Challenge
Without the pictures, return all of the material exactly as written.

Given material
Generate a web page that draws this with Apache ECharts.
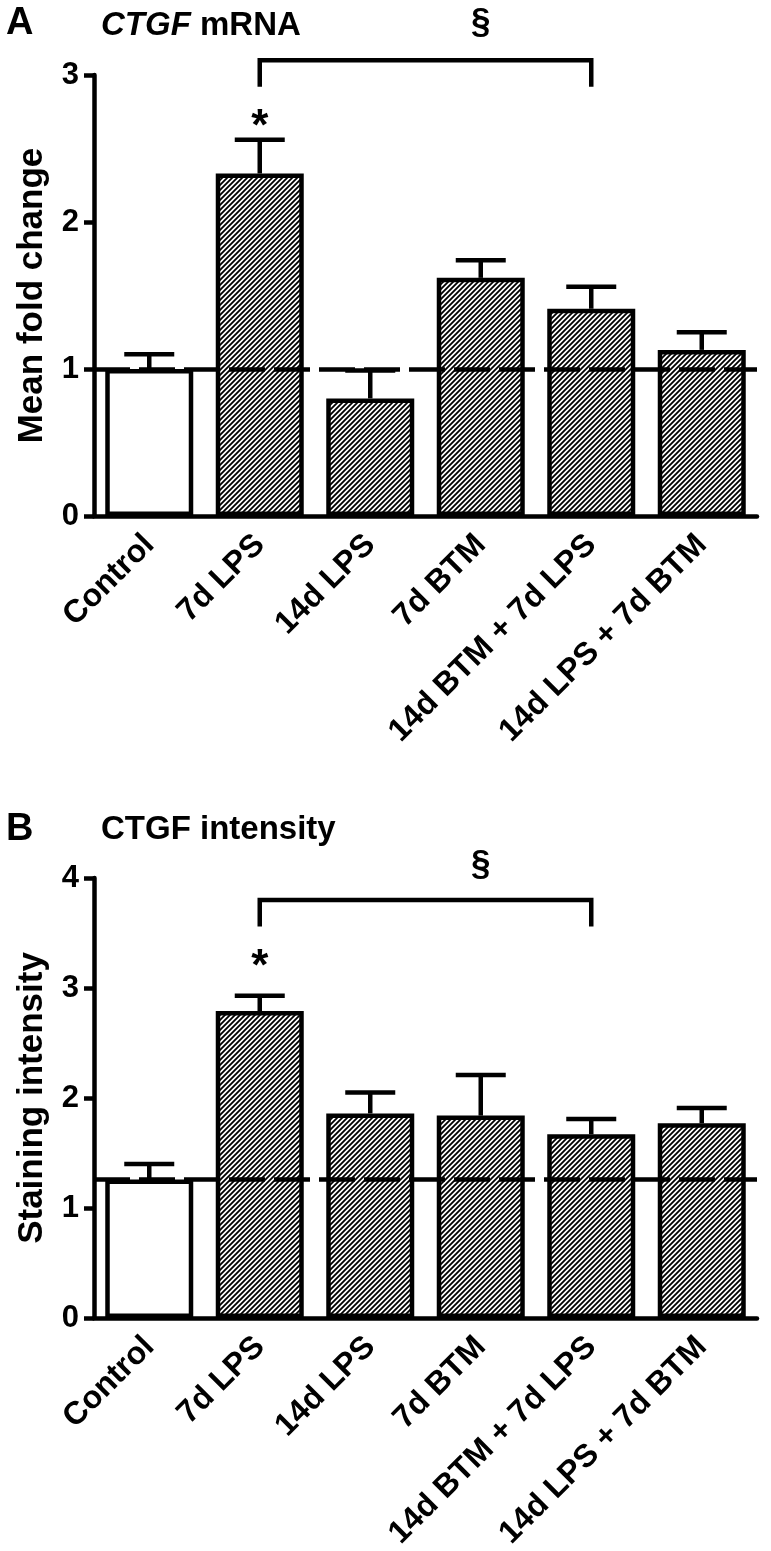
<!DOCTYPE html>
<html><head><meta charset="utf-8">
<script src="https://cdn.jsdelivr.net/npm/echarts@6/dist/echarts.min.js"></script>
<style>html,body{margin:0;padding:0;background:#fff}#c{width:771px;height:1551px}</style>
</head><body><div id="c"></div>
<script>
// ---- data ----
const categories = ['Control', '7d LPS', '14d LPS', '7d BTM', '14d BTM + 7d LPS', '14d LPS + 7d BTM'];
const mrnaMean = [1.00, 2.33, 0.80, 1.62, 1.41, 1.13];
const mrnaUpper = [1.10, 2.56, 0.99, 1.74, 1.56, 1.25];
const intensityMean = [1.26, 2.79, 1.86, 1.84, 1.67, 1.77];
const intensityUpper = [1.40, 2.93, 2.05, 2.21, 1.81, 1.91];
const mrnaAxis = [0, 3, 1];        // min, max, interval
const intensityAxis = [0, 4, 1];
// significance bracket: from index, to index, bar level, leg end, symbol level
const mrnaBracket = [1, 4, 3.10, 2.92, 3.36];
const intensityBracket = [1, 4, 3.80, 3.56, 4.12];
// star: category index, level
const mrnaStar = [1, 2.64];
const intensityStar = [1, 3.18];

const FONT = '"Liberation Sans", Arial, Helvetica, sans-serif';
const LW = 4.5;

function makeHatch() {
  const s = 5, c = document.createElement('canvas');
  c.width = s; c.height = s;
  const g = c.getContext('2d');
  g.fillStyle = '#fff'; g.fillRect(0, 0, s, s);
  g.strokeStyle = '#000'; g.lineWidth = 1.8; g.lineCap = 'square';
  g.beginPath();
  g.moveTo(-1, s + 1); g.lineTo(s + 1, -1);
  g.moveTo(-1, 1); g.lineTo(1, -1);
  g.moveTo(s - 1, s + 1); g.lineTo(s + 1, s - 1);
  g.stroke();
  return c;
}
const hatch = makeHatch();

function barData(vals) {
  return vals.map((v, i) => ({
    value: v,
    itemStyle: { color: i === 0 ? '#fff' : { image: hatch, repeat: 'repeat' } }
  }));
}

function errRender(params, api) {
  const i = api.value(0), m = api.value(1), u = api.value(2);
  const p0 = api.coord([i, m]), p1 = api.coord([i, u]);
  const hw = 25;
  return { type: 'group', children: [
    { type: 'line', shape: { x1: p0[0], y1: p0[1], x2: p1[0], y2: p1[1] }, style: { stroke: '#000', lineWidth: LW } },
    { type: 'line', shape: { x1: p1[0] - hw, y1: p1[1], x2: p1[0] + hw, y2: p1[1] }, style: { stroke: '#000', lineWidth: LW } }
  ]};
}

function bracketRender(params, api) {
  const f = api.value(0), t = api.value(1), top = api.value(2), leg = api.value(3), sy = api.value(4);
  const a = api.coord([f, leg]), b = api.coord([f, top]), c = api.coord([t, top]), d = api.coord([t, leg]);
  const s = api.coord([(f + t) / 2, sy]);
  return { type: 'group', children: [
    { type: 'polyline', shape: { points: [a, b, c, d] }, style: { stroke: '#000', fill: null, lineWidth: LW } },
    { type: 'text', style: { text: '§', x: s[0], y: s[1], align: 'center', verticalAlign: 'middle',
      font: 'bold 35px ' + FONT, fill: '#000' } }
  ]};
}

function starRender(params, api) {
  const p = api.coord([api.value(0), api.value(1)]);
  return { type: 'text', style: { text: '*', x: p[0], y: p[1], align: 'center', verticalAlign: 'middle',
    font: 'bold 44px ' + FONT, fill: '#000' } };
}

function yAxis(gi, ax, name) {
  return {
    gridIndex: gi, type: 'value', min: ax[0], max: ax[1], interval: ax[2],
    axisLine: { show: true, lineStyle: { width: LW, color: '#000' } },
    axisTick: { show: true, length: 10, lineStyle: { width: LW, color: '#000' } },
    axisLabel: { fontSize: 31, fontWeight: 'bold', color: '#000', fontFamily: FONT, margin: 15 },
    splitLine: { show: false },
    name: name, nameLocation: 'middle', nameGap: 44,
    nameTextStyle: { fontSize: 35, fontWeight: 'bold', color: '#000', fontFamily: FONT }
  };
}
function xAxis(gi) {
  return {
    gridIndex: gi, type: 'category', data: categories,
    axisLine: { show: true, lineStyle: { width: LW, color: '#000' } },
    axisTick: { show: false },
    axisLabel: { rotate: 45, interval: 0, fontSize: 32, fontWeight: 'bold', color: '#000', fontFamily: FONT, margin: 24 }
  };
}

function panelSeries(gi, mean, upper, bracket, star) {
  return [
    { type: 'bar', xAxisIndex: gi, yAxisIndex: gi, data: barData(mean), barWidth: 88,
      itemStyle: { borderColor: '#000', borderWidth: LW },
      markLine: { silent: true, symbol: 'none', label: { show: false },
        lineStyle: { color: '#000', width: LW, type: [36, 9] },
        data: [{ yAxis: mean[0] }] } },
    { type: 'custom', xAxisIndex: gi, yAxisIndex: gi, renderItem: errRender,
      data: mean.map((m, i) => [i, m, upper[i]]), z: 3 },
    { type: 'custom', xAxisIndex: gi, yAxisIndex: gi, renderItem: bracketRender,
      data: [bracket], clip: false, z: 3 },
    { type: 'custom', xAxisIndex: gi, yAxisIndex: gi, renderItem: starRender,
      data: [star], clip: false, z: 3 }
  ];
}

const chart = echarts.init(document.getElementById('c'), null, { renderer: 'canvas' });
chart.setOption({
  backgroundColor: '#fff',
  animation: false,
  title: [
    { text: 'A', left: 1, top: 0, textStyle: { fontSize: 38, fontWeight: 'bold', color: '#000', fontFamily: FONT } },
    { text: '{i|CTGF} mRNA', left: 96, top: 4, textStyle: { fontSize: 33, fontWeight: 'bold', color: '#000', fontFamily: FONT,
        rich: { i: { fontStyle: 'italic', fontWeight: 'bold', fontSize: 33, color: '#000', fontFamily: FONT } } } },
    { text: 'B', left: 1, top: 806, textStyle: { fontSize: 38, fontWeight: 'bold', color: '#000', fontFamily: FONT } },
    { text: 'CTGF intensity', left: 96, top: 808, textStyle: { fontSize: 33, fontWeight: 'bold', color: '#000', fontFamily: FONT } }
  ],
  grid: [
    { left: 94, top: 75, width: 663, height: 441, containLabel: false, outerBoundsMode: 'none' },
    { left: 94, top: 878, width: 663, height: 440, containLabel: false, outerBoundsMode: 'none' }
  ],
  xAxis: [xAxis(0), xAxis(1)],
  yAxis: [yAxis(0, mrnaAxis, 'Mean fold change'), yAxis(1, intensityAxis, 'Staining intensity')],
  series: [
    ...panelSeries(0, mrnaMean, mrnaUpper, mrnaBracket, mrnaStar),
    ...panelSeries(1, intensityMean, intensityUpper, intensityBracket, intensityStar)
  ]
});
</script>
</body></html>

Solution to this problem
Generate a web page that draws this with Apache ECharts.
<!DOCTYPE html>
<html><head><meta charset="utf-8">
<script src="https://cdn.jsdelivr.net/npm/echarts@6/dist/echarts.min.js"></script>
<style>html,body{margin:0;padding:0;background:#fff}#c{width:771px;height:1551px}</style>
</head><body><div id="c"></div>
<script>
// ---- data ----
const categories = ['Control', '7d LPS', '14d LPS', '7d BTM', '14d BTM + 7d LPS', '14d LPS + 7d BTM'];
const mrnaMean = [1.00, 2.33, 0.80, 1.62, 1.41, 1.13];
const mrnaUpper = [1.10, 2.56, 0.99, 1.74, 1.56, 1.25];
const intensityMean = [1.26, 2.79, 1.86, 1.84, 1.67, 1.77];
const intensityUpper = [1.40, 2.93, 2.05, 2.21, 1.81, 1.91];
const mrnaAxis = [0, 3, 1];        // min, max, interval
const intensityAxis = [0, 4, 1];
// significance bracket: from index, to index, bar level, leg end, symbol level
const mrnaBracket = [1, 4, 3.10, 2.92, 3.36];
const intensityBracket = [1, 4, 3.80, 3.56, 4.12];
// star: category index, level
const mrnaStar = [1, 2.64];
const intensityStar = [1, 3.18];

const FONT = '"Liberation Sans", Arial, Helvetica, sans-serif';
const LW = 4.5;

function makeHatch() {
  const s = 5, c = document.createElement('canvas');
  c.width = s; c.height = s;
  const g = c.getContext('2d');
  g.fillStyle = '#fff'; g.fillRect(0, 0, s, s);
  g.strokeStyle = '#000'; g.lineWidth = 1.8; g.lineCap = 'square';
  g.beginPath();
  g.moveTo(-1, s + 1); g.lineTo(s + 1, -1);
  g.moveTo(-1, 1); g.lineTo(1, -1);
  g.moveTo(s - 1, s + 1); g.lineTo(s + 1, s - 1);
  g.stroke();
  return c;
}
const hatch = makeHatch();

function barData(vals) {
  return vals.map((v, i) => ({
    value: v,
    itemStyle: { color: i === 0 ? '#fff' : { image: hatch, repeat: 'repeat' } }
  }));
}

function errRender(params, api) {
  const i = api.value(0), m = api.value(1), u = api.value(2);
  const p0 = api.coord([i, m]), p1 = api.coord([i, u]);
  const hw = 25;
  return { type: 'group', children: [
    { type: 'line', shape: { x1: p0[0], y1: p0[1], x2: p1[0], y2: p1[1] }, style: { stroke: '#000', lineWidth: LW } },
    { type: 'line', shape: { x1: p1[0] - hw, y1: p1[1], x2: p1[0] + hw, y2: p1[1] }, style: { stroke: '#000', lineWidth: LW } }
  ]};
}

function bracketRender(params, api) {
  const f = api.value(0), t = api.value(1), top = api.value(2), leg = api.value(3), sy = api.value(4);
  const a = api.coord([f, leg]), b = api.coord([f, top]), c = api.coord([t, top]), d = api.coord([t, leg]);
  const s = api.coord([(f + t) / 2, sy]);
  return { type: 'group', children: [
    { type: 'polyline', shape: { points: [a, b, c, d] }, style: { stroke: '#000', fill: null, lineWidth: LW } },
    { type: 'text', style: { text: '§', x: s[0], y: s[1], align: 'center', verticalAlign: 'middle',
      font: 'bold 35px ' + FONT, fill: '#000' } }
  ]};
}

function starRender(params, api) {
  const p = api.coord([api.value(0), api.value(1)]);
  return { type: 'text', style: { text: '*', x: p[0], y: p[1], align: 'center', verticalAlign: 'middle',
    font: 'bold 44px ' + FONT, fill: '#000' } };
}

function yAxis(gi, ax, name) {
  return {
    gridIndex: gi, type: 'value', min: ax[0], max: ax[1], interval: ax[2],
    axisLine: { show: true, lineStyle: { width: LW, color: '#000' } },
    axisTick: { show: true, length: 10, lineStyle: { width: LW, color: '#000' } },
    axisLabel: { fontSize: 31, fontWeight: 'bold', color: '#000', fontFamily: FONT, margin: 15 },
    splitLine: { show: false },
    name: name, nameLocation: 'middle', nameGap: 44,
    nameTextStyle: { fontSize: 35, fontWeight: 'bold', color: '#000', fontFamily: FONT }
  };
}
function xAxis(gi) {
  return {
    gridIndex: gi, type: 'category', data: categories,
    axisLine: { show: true, lineStyle: { width: LW, color: '#000' } },
    axisTick: { show: false },
    axisLabel: { rotate: 45, interval: 0, fontSize: 32, fontWeight: 'bold', color: '#000', fontFamily: FONT, margin: 24 }
  };
}

function panelSeries(gi, mean, upper, bracket, star) {
  return [
    { type: 'bar', xAxisIndex: gi, yAxisIndex: gi, data: barData(mean), barWidth: 88,
      itemStyle: { borderColor: '#000', borderWidth: LW },
      markLine: { silent: true, symbol: 'none', label: { show: false },
        lineStyle: { color: '#000', width: LW, type: [36, 9] },
        data: [{ yAxis: mean[0] }] } },
    { type: 'custom', xAxisIndex: gi, yAxisIndex: gi, renderItem: errRender,
      data: mean.map((m, i) => [i, m, upper[i]]), z: 3 },
    { type: 'custom', xAxisIndex: gi, yAxisIndex: gi, renderItem: bracketRender,
      data: [bracket], clip: false, z: 3 },
    { type: 'custom', xAxisIndex: gi, yAxisIndex: gi, renderItem: starRender,
      data: [star], clip: false, z: 3 }
  ];
}

const chart = echarts.init(document.getElementById('c'), null, { renderer: 'canvas' });
chart.setOption({
  backgroundColor: '#fff',
  animation: false,
  title: [
    { text: 'A', left: 1, top: 0, textStyle: { fontSize: 38, fontWeight: 'bold', color: '#000', fontFamily: FONT } },
    { text: '{i|CTGF} mRNA', left: 96, top: 4, textStyle: { fontSize: 33, fontWeight: 'bold', color: '#000', fontFamily: FONT,
        rich: { i: { fontStyle: 'italic', fontWeight: 'bold', fontSize: 33, color: '#000', fontFamily: FONT } } } },
    { text: 'B', left: 1, top: 806, textStyle: { fontSize: 38, fontWeight: 'bold', color: '#000', fontFamily: FONT } },
    { text: 'CTGF intensity', left: 96, top: 808, textStyle: { fontSize: 33, fontWeight: 'bold', color: '#000', fontFamily: FONT } }
  ],
  grid: [
    { left: 94, top: 75, width: 663, height: 441, containLabel: false, outerBoundsMode: 'none' },
    { left: 94, top: 878, width: 663, height: 440, containLabel: false, outerBoundsMode: 'none' }
  ],
  xAxis: [xAxis(0), xAxis(1)],
  yAxis: [yAxis(0, mrnaAxis, 'Mean fold change'), yAxis(1, intensityAxis, 'Staining intensity')],
  series: [
    ...panelSeries(0, mrnaMean, mrnaUpper, mrnaBracket, mrnaStar),
    ...panelSeries(1, intensityMean, intensityUpper, intensityBracket, intensityStar)
  ]
});
</script>
</body></html>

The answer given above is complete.